Logo Assembly Logo Hemicycle

Moneyval report on Cyprus

Written question No. 639 to the Committee of Ministers | Doc. 13226 | 07 June 2013

Signatories:
Mr Pieter OMTZIGT, Netherlands, EPP/CD

Moneyval has regularly evaluated Cyprus. Its reports have been used by the authorities of Cyprus to state that its anti money laundering laws were adequate. The Cypriot government could do so because these reports were overall quite positive. They said authorities have "sufficient powers to supervise compliance" and the last one praised Cypriot banks for having “a higher degree of awareness of their responsibilities" However, as doubts were mounting the European Union asked Monevval and Deloitte to look deeper into the practice of the banks.

On 25 March 2013, Moneyval stated on its website: “MONEVYAL will participate in an independent evaluation of the implementation of the anti-money laundering framework in Cypriot financial institutions, alongside a private international audit firm.” As yet neither Moneyval nor Deloitte has published the report, nor do they seem to intend to publish the report. Yet the report was a prerequisite for a massive €10 billion aid package for Cyprus, paid for by tax payers in other countries.

On 10 May 2013 the European ministers of Finance received a confidential memo with details of the two reports. Many findings were disturbing:

- 70% of the most complex ownership structures have nominee shareholders and an average of three layers between the customer and the beneficial owner(s), and the identity of the beneficial owners is identified through an independent source (whether by the bank or an introducer) in only 9% of these cases;

- no suspicious transactions were reported to the Financial Intelligence Unit between 2008 and 2010 with regard to the customers included in the sample (mostly the top depositors and borrowers of the six main institutions), and only one was filed in 2011, and a few in 2012;

- Deloitte’s forensic analysis of customers’ transactions revealed 29 potentially suspicious transactions during the past 12 months; none of these was identified by the banks as deserving further scrutiny or potential reporting.

This memo was made public by the Dutch Government. It is clear that the Cypriot authorities did not live up to international standards. But worse: the Moneyval reports of the last years had made it easier for them to keep up that lie. And the secrecy of the reports means that they can still do that.

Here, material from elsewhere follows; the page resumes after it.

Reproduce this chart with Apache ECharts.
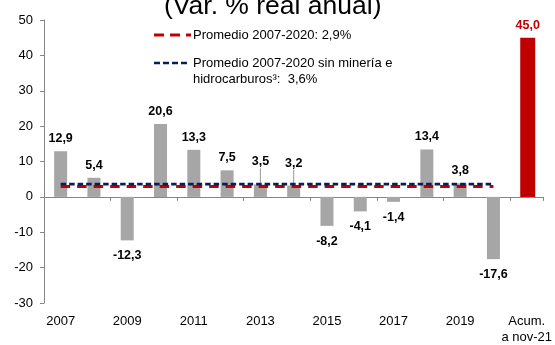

For instance the Central Bank of Cyprus on 25 May 2013 stated that: “In contrast to the summary, the reports by Deloitte Financial Advisory Srl and Moneyval, the Council of Europe’s money-laundering watchdog, indicate that “anti-money laundering preventative measures and procedures in banks are generally sound” and “generally the banks have a high level of compliance with the statutory and regulatory requirements, which in some areas are more demanding than European Union and international requirements”

Mr. Omtzigt,

To ask the Committee of Ministers:

- Does the statement by the Central Bank of Cyprus on May 25 accurately reflect the content of the Moneyval report?

- Is the Committee of Ministers prepared to publish the Moneyval audit on Cyprus, such that it becomes publicly known or will it continue to assist the Cypriot authorities in their lies?

- What lessons does the Committee of Ministers draw from the overly optimistic reports on Cyprus?

- Can the Committee of Ministers answer these questions as soon as possible and in any case within two months as the Cypriot bail out depends on the follow up to the Moneyval report?